Tools like confusion matrices (a visual representation of performance) can also help to identify issues with specific categories, such as its overlap with another similar category.
<>
Example in Action
This method of text classification is best used in situations where:
The data is unstructured, such as in word documents, emails, user comments, or product reviews.
The categories are known, but which records belong to each category is not.
There are too many records to classify manually, making automation essential.
Effectively classifying information like this can:
Unlock previously unknown insights into the operation of a business
Validate intuitions that couldn’t be proven tangibly
Identify potential areas for process improvement.
Enhance data collection by highlighting overlooked opportunities.
For example, imagine you work for an e-commerce business. The website includes a review feature, where customers can provide a rating of a product and leave a comment about their individual experience.
While the ratings give an indication of satisfaction, it’s not easily possible to discover the underlying reasons behind them without reading through the comments individually and noting down the key features.

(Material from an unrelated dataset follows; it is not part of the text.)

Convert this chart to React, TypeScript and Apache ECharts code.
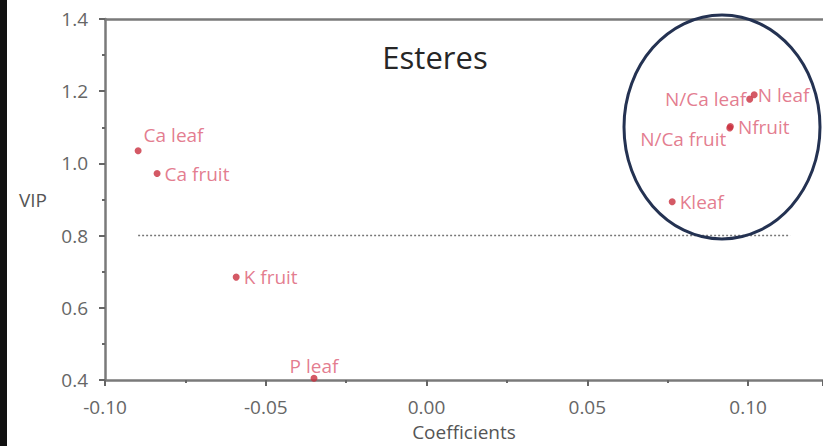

You might have some idea of what these key features are from reviewing a small sample, but if you had thousands of comments it wouldn’t be possible to verify how important each feature is. Even if you were able to review all of the historical data, as more comments are added over time you would have to continue manually classifying them to keep your analysis up to date.
By using few-shot classification to classify these comments, meaningful analysis can be done on those key features to find out previously hidden insights. From this you could learn more about your customers and the things they like to help inform future product lines, or identify why certain products are poorly received. You might decide to add more questions to the review process to gather explicit information about a certain feature.
Once this classification process has been created and refined, it could continue to run as new comments are added, so improvements that you make can be proved directly through data.
<>
Conclusion
Generative AI is not a silver bullet for text classification tasks; it still requires many of the same skills data scientists have honed by working with traditional ML models, and benefits from an iterative approach which can take time to assess and perfect. It will also never outperform human intervention, or classify ambiguous data successfully.
Where it really shines is how significantly it reduces the barrier to entry, as reliance on huge quantities of manually classified test data is no longer a blocker to getting meaningful results from unstructured data. The insights that can be gained are well worth the cost, especially when the outlay is so much lower than before.